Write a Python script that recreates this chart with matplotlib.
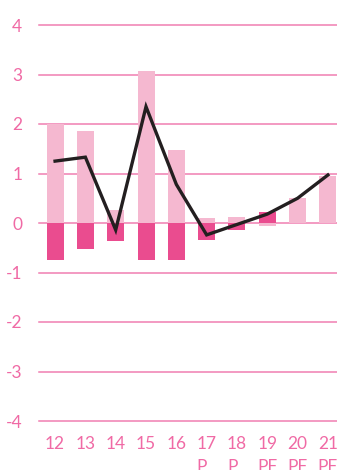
import matplotlib
matplotlib.use('Agg')
import matplotlib.pyplot as plt
import numpy as np

# categories (years, with provisional / forecast markers)
years = ['12', '13', '14', '15', '16', '17\nP', '18\nP', '19\nPF', '20\nPF', '21\nPF']

# contributions (pp)
light_vals = [2.00, 1.85, 0.26, 3.08, 1.48, 0.10, 0.12, -0.07, 0.50, 0.95]
dark_vals = [-0.75, -0.52, -0.37, -0.75, -0.75, -0.35, -0.15, 0.22, 0.0, 0.0]
total_vals = [1.25, 1.33, -0.14, 2.35, 0.78, -0.24, -0.03, 0.18, 0.50, 0.97]

y_ticks = [4, 3, 2, 1, 0, -1, -2, -3, -4]
y_labels = ['4', '3', '2', '1', '0', '-1', '-2', '-3', '-4']

LIGHT = '#f5b8d0'
DARK = '#ea4c8f'
GRID = '#f07fb1'
TEXT = '#f06aa5'
LINE = '#231f20'

plt.rcParams['font.family'] = ['Lato', 'DejaVu Sans']

fig = plt.figure(figsize=(3.37, 4.70), dpi=100)
ax = fig.add_axes([39 / 337, 1 - 421 / 470, 1 - 39 / 337, (421 - 25) / 470])

x = np.arange(len(years))
for y in y_ticks:
    ax.axhline(y, color=GRID, lw=1.1, zorder=1, clip_on=False)

ax.bar(x, light_vals, width=0.56, color=LIGHT, zorder=2)
ax.bar(x, dark_vals, width=0.56, color=DARK, zorder=3)
ax.plot(x, total_vals, color=LINE, lw=2.4, zorder=4, solid_joinstyle='miter')

ax.set_xlim(-0.53, 9.3)
ax.set_ylim(-4, 4)
ax.set_yticks(y_ticks)
ax.set_yticklabels(y_labels)
ax.set_xticks(x)
ax.set_xticklabels(years, linespacing=1.5, va='top', multialignment='left')
ax.tick_params(axis='both', length=0, colors=TEXT, labelsize=12.5)
ax.tick_params(axis='y', pad=12)
ax.tick_params(axis='x', pad=11)

for s in ax.spines.values():
    s.set_visible(False)

fig.savefig('out.png', dpi=100)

————————

### Stated goal
Without the pictures, copy the material exactly as given.

### Exercise response
Write a Python script that recreates this chart with matplotlib.
import matplotlib
matplotlib.use('Agg')
import matplotlib.pyplot as plt
import numpy as np

# categories (years, with provisional / forecast markers)
years = ['12', '13', '14', '15', '16', '17\nP', '18\nP', '19\nPF', '20\nPF', '21\nPF']

# contributions (pp)
light_vals = [2.00, 1.85, 0.26, 3.08, 1.48, 0.10, 0.12, -0.07, 0.50, 0.95]
dark_vals = [-0.75, -0.52, -0.37, -0.75, -0.75, -0.35, -0.15, 0.22, 0.0, 0.0]
total_vals = [1.25, 1.33, -0.14, 2.35, 0.78, -0.24, -0.03, 0.18, 0.50, 0.97]

y_ticks = [4, 3, 2, 1, 0, -1, -2, -3, -4]
y_labels = ['4', '3', '2', '1', '0', '-1', '-2', '-3', '-4']

LIGHT = '#f5b8d0'
DARK = '#ea4c8f'
GRID = '#f07fb1'
TEXT = '#f06aa5'
LINE = '#231f20'

plt.rcParams['font.family'] = ['Lato', 'DejaVu Sans']

fig = plt.figure(figsize=(3.37, 4.70), dpi=100)
ax = fig.add_axes([39 / 337, 1 - 421 / 470, 1 - 39 / 337, (421 - 25) / 470])

x = np.arange(len(years))
for y in y_ticks:
    ax.axhline(y, color=GRID, lw=1.1, zorder=1, clip_on=False)

ax.bar(x, light_vals, width=0.56, color=LIGHT, zorder=2)
ax.bar(x, dark_vals, width=0.56, color=DARK, zorder=3)
ax.plot(x, total_vals, color=LINE, lw=2.4, zorder=4, solid_joinstyle='miter')

ax.set_xlim(-0.53, 9.3)
ax.set_ylim(-4, 4)
ax.set_yticks(y_ticks)
ax.set_yticklabels(y_labels)
ax.set_xticks(x)
ax.set_xticklabels(years, linespacing=1.5, va='top', multialignment='left')
ax.tick_params(axis='both', length=0, colors=TEXT, labelsize=12.5)
ax.tick_params(axis='y', pad=12)
ax.tick_params(axis='x', pad=11)

for s in ax.spines.values():
    s.set_visible(False)

fig.savefig('out.png', dpi=100)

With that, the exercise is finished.